"It’s not, its for clerics and other divine casters

"It’s not, its for clerics and other divine casters.
The problem with necromancy, even sanitized regulated necromancy like this, all very reasonable sounding, is that in DnD arcana, all necromancy is powered by negative plane material magic. The stuff is toxic to all living things is essentially death made radioactive and literally evil, and everytime someone uses necromancy, it bleeds into the natural world. Excessive use not only makes the dead walk, but causes massive negative consequences. Children are stillborn, crops die well before they sprout, evil itself gets palpably stronger as everything else withers.
Paladins don’t have much tolerance for necromancy because for flavor, ok? It’s very much a significant danger even when used with the most benign intentions. I’ve explained this many times.
So, you can write your good alignment necromancers all you want, rewrite the setting so they’re not powered by evil distilled into a palpable toxin on the world. But this is how it works in the DND setting, and that’s why paladins are not fans of it, even going beyond the desecration of the dead and enslavement of souls necromancers like to get into, and that’s where I base my thoughts on the subject.
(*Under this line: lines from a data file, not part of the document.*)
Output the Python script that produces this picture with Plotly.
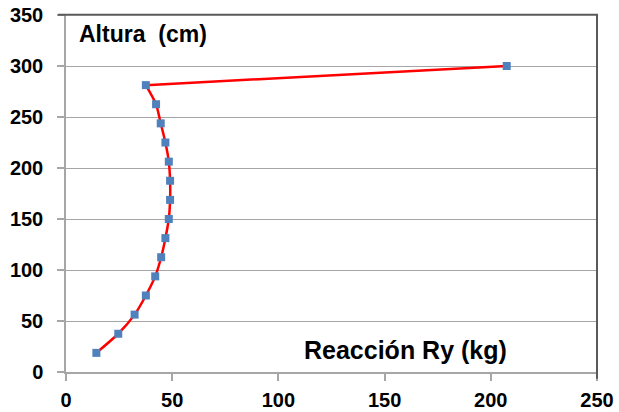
import plotly.graph_objects as go

reaccion_ry = [14.3, 24.6, 32.3, 37.6, 42.0, 44.8, 46.8, 48.4, 49.0, 49.0, 48.4, 46.8, 44.6, 42.4, 37.6, 207.5]
altura = [18.75, 37.5, 56.25, 75, 93.75, 112.5, 131.25, 150, 168.75, 187.5, 206.25, 225, 243.75, 262.5, 281.25, 300]
x_ticks = [0, 50, 100, 150, 200, 250]
y_ticks = [0, 50, 100, 150, 200, 250, 300, 350]

fig = go.Figure()
# smooth curve through the lower points
fig.add_trace(go.Scatter(
    x=reaccion_ry[:15], y=altura[:15], mode="lines",
    line=dict(color="#FF0000", width=2.5, shape="spline", smoothing=0.6),
    showlegend=False, hoverinfo="skip",
))
# nearly straight last segment
fig.add_trace(go.Scatter(
    x=reaccion_ry[14:], y=altura[14:], mode="lines",
    line=dict(color="#FF0000", width=2.5),
    showlegend=False, hoverinfo="skip",
))
fig.add_trace(go.Scatter(
    x=reaccion_ry, y=altura, mode="markers",
    marker=dict(symbol="square", size=8, color="#4F81BD"),
    showlegend=False,
))

tickfont = dict(family="Liberation Sans, Arial, sans-serif", size=20, color="black", weight="bold")
fig.update_layout(
    width=619, height=412,
    margin=dict(l=66, r=22, t=15, b=40, autoexpand=False),
    paper_bgcolor="white", plot_bgcolor="white",
    font=dict(family="Liberation Sans, Arial, sans-serif"),
    xaxis=dict(range=[0, 250], tickvals=x_ticks, showgrid=False, zeroline=False,
               showline=True, linecolor="#A6A6A6", linewidth=1.5,
               ticks="outside", ticklen=7, tickcolor="#A6A6A6", tickwidth=1.5,
               tickfont=tickfont, ticklabelstandoff=2, automargin=False),
    yaxis=dict(range=[0, 350], tickvals=y_ticks, showgrid=True, gridcolor="#A6A6A6", gridwidth=1,
               zeroline=False, showline=True, linecolor="#A6A6A6", linewidth=1.5,
               ticks="outside", ticklen=7, tickcolor="#A6A6A6", tickwidth=1.5,
               tickfont=tickfont, ticklabelstandoff=10, automargin=False),
    xaxis2=dict(overlaying="x", anchor="y", side="top", range=[0, 250], showgrid=False,
                zeroline=False, showline=True, linecolor="#5A5A5A", linewidth=2,
                showticklabels=False, ticks="", automargin=False),
    yaxis2=dict(overlaying="y", anchor="x", side="right", range=[0, 350], showgrid=False,
                zeroline=False, showline=True, linecolor="#5A5A5A", linewidth=2,
                showticklabels=False, ticks="", automargin=False),
    shapes=[
        dict(type="line", xref="paper", yref="paper", x0=-0.015, x1=1.002, y0=1.001, y1=1.001,
             line=dict(color="#5A5A5A", width=2), layer="above"),
        dict(type="line", xref="paper", yref="paper", x0=1, x1=1, y0=-0.019, y1=1.003,
             line=dict(color="#5A5A5A", width=2), layer="above"),
    ],
    annotations=[
        dict(text="<b>Altura\u00a0 (cm)</b>", xref="paper", yref="paper", x=0.02, y=0.99,
             xanchor="left", yanchor="top", showarrow=False,
             font=dict(size=23, color="black")),
        dict(text="<b>Reacción Ry (kg)</b>", xref="paper", yref="paper", x=0.834, y=0.018,
             xanchor="right", yanchor="bottom", showarrow=False,
             font=dict(size=25, color="black")),
    ],
)
fig.write_html("out.html", config={"displayModeBar": False},
               post_script="document.body.style.margin='0';")
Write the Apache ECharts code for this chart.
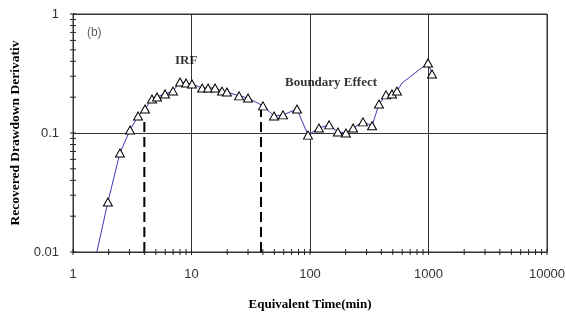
<!DOCTYPE html>
<html><head><meta charset="utf-8">
<script src="https://cdn.jsdelivr.net/npm/echarts@6/dist/echarts.min.js"></script>
<style>html,body{margin:0;padding:0;background:#fff}#c{width:566px;height:314px}</style>
</head><body><div id="c"></div>
<script>
// Data
const timeMin = [1.59, 1.97, 2.49, 3.03, 3.54, 4.05, 4.64, 5.12, 5.98, 6.98, 8.0, 8.99, 10.1, 12.3, 13.8, 15.8, 18.1, 19.9, 25.2, 30.0, 40.1, 49.7, 59.2, 77.7, 96.2, 119, 145, 172, 201, 231, 280, 334, 382, 438, 492, 542, 598, 991, 1071];
const derivative = [0.0100, 0.0263, 0.068, 0.106, 0.139, 0.159, 0.193, 0.201, 0.213, 0.225, 0.268, 0.263, 0.258, 0.239, 0.239, 0.239, 0.225, 0.221, 0.205, 0.197, 0.169, 0.139, 0.142, 0.159, 0.096, 0.110, 0.117, 0.102, 0.100, 0.110, 0.124, 0.115, 0.175, 0.209, 0.213, 0.225, 0.263, 0.388, 0.313];
const hiddenMarker = [0, 36];
const dashedX = [4.0, 38.6];
const dashedTop = [0.134, 0.179];
const xTickLabels = ['1', '10', '100', '1000', '10000'];
const yTickLabels = ['0.01', '0.1', '1'];
const xTicks = [1,2,3,4,5,6,7,8,9,10,20,30,40,50,60,70,80,90,100,200,300,400,500,600,700,800,900,1000,2000,3000,4000,5000,6000,7000,8000,9000,10000];
const yTicks = [0.01,0.02,0.03,0.04,0.05,0.06,0.07,0.08,0.09,0.1,0.2,0.3,0.4,0.5,0.6,0.7,0.8,0.9,1];
const notes = [
  {text: '(b)', x: 1.31, y: 0.69, bold: false},
  {text: 'IRF', x: 7.26, y: 0.403, bold: true},
  {text: 'Boundary Effect', x: 61.5, y: 0.263, bold: true}
];

const chart = echarts.init(document.getElementById('c'));
const gridCol = '#333';
const serif = '"Liberation Serif", "DejaVu Serif", serif';
const sans = '"Liberation Sans", Arial, sans-serif';

const lineData = timeMin.map((t, i) => hiddenMarker.includes(i) ? {value: [t, derivative[i]], symbol: 'none'} : [t, derivative[i]]);

// tick marks crossing the axes: [x, y, orientation(0 = x-axis tick, 1 = y-axis tick)]
const tickData = xTicks.map(v => [v, 0.01, 0]).concat(yTicks.map(v => [1, v, 1]));

const series = [
  {
    type: 'line', data: lineData, symbol: 'triangle', symbolSize: [9, 8],
    showSymbol: true, z: 4,
    lineStyle: {color: '#3a3ab4', width: 1},
    itemStyle: {color: '#fff', borderColor: '#000', borderWidth: 1},
    emphasis: {disabled: true}
  },
  {
    type: 'custom', clip: false, z: 5,
    data: tickData,
    renderItem: (params, api) => {
      const p = api.coord([api.value(0), api.value(1)]);
      const isX = api.value(2) === 0;
      const len = 3;
      return {
        type: 'line',
        shape: isX ? {x1: p[0], y1: p[1] - len, x2: p[0], y2: p[1] + len}
                   : {x1: p[0] - len, y1: p[1], x2: p[0] + len, y2: p[1]},
        style: {stroke: '#222', lineWidth: 1}
      };
    }
  },
  {
    type: 'scatter', symbolSize: 0, z: 6,
    data: notes.map(n => ({value: [n.x, n.y], name: n.text,
      label: {show: true, position: 'inside', align: 'left', verticalAlign: 'middle', formatter: n.text,
        fontFamily: n.bold ? serif : sans, fontWeight: n.bold ? 'bold' : 'normal',
        fontSize: n.bold ? 13 : 12, color: n.bold ? '#000' : '#333'}}))
  }
];
dashedX.forEach((x, i) => series.push({
  type: 'line', data: [[x, 0.01], [x, dashedTop[i]]], symbol: 'none', z: 3,
  lineStyle: {color: '#000', width: 2, type: [10, 5]}
}));

chart.setOption({
  animation: false,
  backgroundColor: '#fff',
  grid: {left: 73, right: 19, top: 14, bottom: 62, containLabel: false, outerBoundsMode: 'none',
    show: true, borderColor: gridCol, borderWidth: 1},
  xAxis: {
    type: 'log', logBase: 10, min: 1, max: 10000,
    name: 'Equivalent Time(min)', nameLocation: 'middle', nameGap: 46,
    nameTextStyle: {fontFamily: serif, fontWeight: 'bold', fontSize: 13, color: '#000'},
    axisLine: {show: true, lineStyle: {color: gridCol, width: 1}},
    axisTick: {show: false},
    axisLabel: {margin: 16, fontFamily: sans, fontSize: 13, color: '#333',
      formatter: v => xTickLabels[Math.round(Math.log10(v))]},
    splitLine: {show: true, lineStyle: {color: gridCol, width: 1}},
    minorTick: {show: false}
  },
  yAxis: {
    type: 'log', logBase: 10, min: 0.01, max: 1,
    name: 'Recovered Drawdown Derivativ', nameLocation: 'middle', nameGap: 48,
    nameTextStyle: {fontFamily: serif, fontWeight: 'bold', fontSize: 13.5, color: '#000'},
    axisLine: {show: true, lineStyle: {color: gridCol, width: 1}},
    axisTick: {show: false},
    axisLabel: {margin: 14, fontFamily: sans, fontSize: 13, color: '#333',
      formatter: v => yTickLabels[Math.round(Math.log10(v)) + 2]},
    splitLine: {show: true, lineStyle: {color: gridCol, width: 1}},
    minorTick: {show: false}
  },
  series
});
</script></body></html>
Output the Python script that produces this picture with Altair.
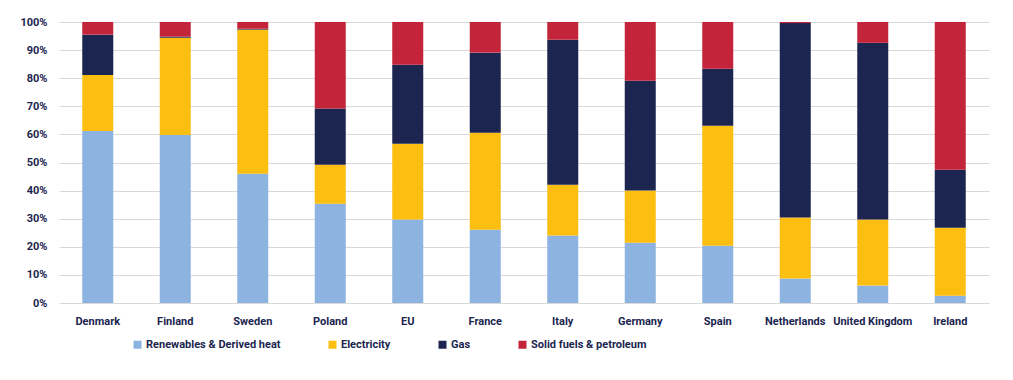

So everytime someone comes in with “but I have a good necromancer” it just makes me want to roll my eyes out of my skull at how a paldin blog has to repeatedly explain why necromancy is bad beyond the obvious reasons."

Coming from a tumblr blog based around paladins. How accurate is his description of how necromancy works, in any Dnd setting? I'm relatively new and have only played 5e, and I'm not entirely sure how that statement works even in what little I know about magic from 5e's poster setting, it just got me thinking since I'd never heard that before.

Pic unrelated, no high elf paladin gf to smite me at night

It's entirely based on setting

We have this thread every week. When it gets really bad, we have this thread multiple times a day.

Yes, good necromancers are absolute cancer. People who play necromancers are either edgelords, or contrarians. But in two minutes, necrophilia defense force will arrive and start screaming "But in MY setting" and "But what about Diablo", and so on and so on.

There was even this fag who sincerely thought that in a setting where necromancy DOESN'T corrupt everything, but does have a bad reputation, is to become the most powerful necromancer ever, take over the world and kill all the clerics, and paladins, and then gods, who resist his rule.
He didn't understand what's wrong with this train of thought. That's an extreme case, but it's still a good example of how they think.

You do realize that negative energy is also just death itself right? Everytime anything dies anywhere it releases negative energy. Is the act of dying a evil act? How ever at this point the VAST majority of Necromancy spells in DnD are not just harvesting residual already present negative energy to do things like make things tired, preserving organs, or "see" how much life something has left in it, but rather to drain and snuff out the light and life by pushing its opposite on to it until it fades.

That IS evil and almost certainly results in a harm done even if no souls are enslaved. However that doesn't matter. What matters is that I HAVE THE POWER NOW DAD AND YOU CAN STOP ME. FUCK YOU I'M A GOD NOW. TASTE MY BLACK LIGHTNING YOU FUCKER.

I honestly didn't know any of that, but its good to know now I suppose. Understandable that most necros must be edgelords, I suppose.

Didn't know this type of thread was that common, sorry. I don't usually get on Veeky Forums unless I have some sort of question for the most part

>DnD

Found your problem. Obligatory:

HAVE
YOU
TRIED
NOT
PLAYING
DND
?

Technically, other settings also hold to this. For instance, in World of Darkness and Exalted, Necromancy is really bad shit. This is because it channels - on a certain level - the power of Oblivion, which is the power of universal entropy. This has terrible effects on Wraiths and mortal magicians, gradually corrupting them.

Interestingly, in the canonical ending to Mage: The Ascension, the ultimate villain (Voormas, Grand Harvester of Souls) is trying to preserve the world by locking it in eternal stasis. The PCs, opposing him, are actively trying to destroy the world.

>He didn't understand what's wrong with this train of thought

That's because nothing is wrong with it though user.

Don't bother replying to him with logic or sense. He's just here to shitpost about DnD being bad.

A major problem is that Necromancy doesn't, in fact, do that. Necromancy disrupts the natural order of things, because you're channeling power that is concentrated anti-life. You're basically drawing Negative Plane energy for Necromancy spells, polluting the world a little more.